Furthermore, blockchain-based economies allow for verifiable digital asset ownership and peer-to-peer marketplaces. Instead of a centralized entity acting as the sole market maker and taking massive compute losses, a tokenized ecosystem could align the incentives of players, creators, and node operators. The failure of centralized UGC platforms strongly validates the need for Web3 models where economic value and infrastructure costs are shared by the community.

The AI Parallel: A Warning for GenAI Founders

If you are an engineer or founder building in AI today, Rec Room’s story should send shivers down your spine. We are currently seeing an explosion of GenAI applications and foundational models that, much like Rec Room, are acquiring millions of users while subsidizing massive compute costs.

AI generation—whether it's text, image, or 3D assets—requires immense GPU resources. If your startup is paying premium API costs or hoarding cloud GPUs to serve free or under-monetized users, you are walking the exact same path Rec Room walked.

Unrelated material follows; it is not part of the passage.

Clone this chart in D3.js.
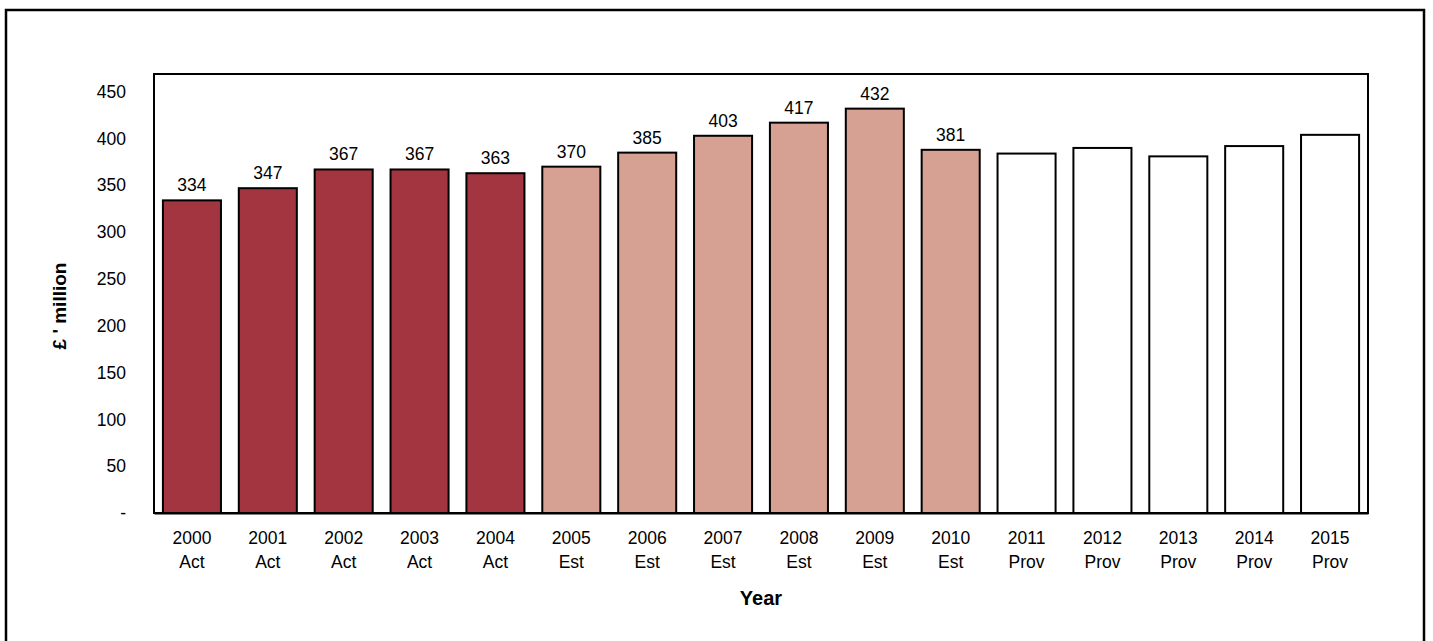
<!DOCTYPE html>
<html><head><meta charset="utf-8">
<script src="https://cdn.jsdelivr.net/npm/d3@7"></script>
<style>body{margin:0;background:#fff}svg{display:block}text{font-family:"Liberation Sans",Arial,sans-serif}</style>
</head><body>
<svg id="c" width="1433" height="641"></svg>
<script>
const years = ["2000","2001","2002","2003","2004","2005","2006","2007","2008","2009","2010","2011","2012","2013","2014","2015"];
const status = ["Act","Act","Act","Act","Act","Est","Est","Est","Est","Est","Est","Prov","Prov","Prov","Prov","Prov"];
const values = [334,347,367,367,363,370,385,403,417,432,388,384,390,381,392,404];
const valueLabels = ["334","347","367","367","363","370","385","403","417","432","381","","","","",""];
const yTicks = [0,50,100,150,200,250,300,350,400,450];
const colors = {Act:"#A33540", Est:"#D6A093", Prov:"#FFFFFF"};

(function(){
const svg = d3.select("#c");
const pL=154, pR=1368, pT=74, pB=513;
const fs = 17.5;

svg.append("rect").attr("x",6).attr("y",10).attr("width",1418).attr("height",640)
  .attr("fill","none").attr("stroke","#000").attr("stroke-width",2.5);

const x = d3.scaleBand().domain(years).range([pL,pR]).paddingInner(0.235).paddingOuter(0.1175);
const y = d3.scaleLinear().domain([0,469]).range([pB,pT]);

svg.append("rect").attr("x",pL).attr("y",pT).attr("width",pR-pL).attr("height",pB-pT)
  .attr("fill","none").attr("stroke","#000").attr("stroke-width",2);

svg.selectAll("rect.bar").data(years).enter().append("rect").attr("class","bar")
  .attr("x",d=>x(d)).attr("width",x.bandwidth())
  .attr("y",(d,i)=>y(values[i])).attr("height",(d,i)=>y(0)-y(values[i]))
  .attr("fill",(d,i)=>colors[status[i]]).attr("stroke","#000").attr("stroke-width",2);

svg.selectAll("text.vl").data(years).enter().append("text").attr("class","vl")
  .attr("x",d=>x(d)+x.bandwidth()/2).attr("y",(d,i)=>y(values[i])-9)
  .attr("text-anchor","middle").attr("font-size",fs).text((d,i)=>valueLabels[i]);

const yAxis = d3.axisLeft(y).tickValues(yTicks).tickSize(0).tickPadding(0)
  .tickFormat(d=>d===0?"-":d);
const ya = svg.append("g").attr("transform",`translate(${pL-28},0)`).call(yAxis);
ya.select(".domain").remove();
ya.selectAll("text").attr("font-size",fs).attr("fill","#000").attr("font-family","Liberation Sans, Arial, sans-serif");

const xAxis = d3.axisBottom(x).tickSize(0).tickFormat("");
const xa = svg.append("g").attr("transform",`translate(0,${pB})`).call(xAxis);
xa.select(".domain").attr("stroke","#000").attr("stroke-width",2);
xa.selectAll(".tick").each(function(d,i){
  const t = d3.select(this).append("text").attr("fill","#000").attr("font-size",fs)
    .attr("text-anchor","middle").attr("font-family","Liberation Sans, Arial, sans-serif");
  t.append("tspan").attr("x",0).attr("y",31).text(d);
  t.append("tspan").attr("x",0).attr("y",55).text(status[i]);
});

svg.append("text").attr("x",(pL+pR)/2).attr("y",605).attr("text-anchor","middle")
  .attr("font-size",20).attr("font-weight","bold").text("Year");
svg.append("text").attr("transform",`translate(66,306) rotate(-90)`)
  .attr("text-anchor","middle").attr("font-size",19).attr("font-weight","bold").text("£ ' million");
})();
</script>
</body></html>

Innovation isn't just about shipping a magical user experience; it’s about engineering sustainable unit economics. AI builders must prioritize edge compute, model distillation, and rigorous monetization pipelines from day one. You cannot out-fundraise a broken business model in today's macroeconomic climate.

The Bottom Line

Rec Room built something genuinely magical. They pushed the boundaries of spatial computing and brought 150 million people together. But as the VR market shifted and the venture capital spigot tightened, gravity finally caught up to their P&L.

For the next generation of founders:

  1. Architect for Margin: Ensure your tech stack's cost doesn't scale faster than your revenue per user.
  2. Explore Decentralization: Look to blockchain and DePIN to offset infrastructure burdens and align creator economies.
  3. Respect Compute: Whether it's VR multiplayer servers or AI inference, compute is the new oil. Don't build a business model that gives it away for free.

Building the future is exhilarating, but long-term survival requires a fundamentally profitable math equation. Let Rec Room’s legacy be the catalyst for a more sustainable era of technical innovation.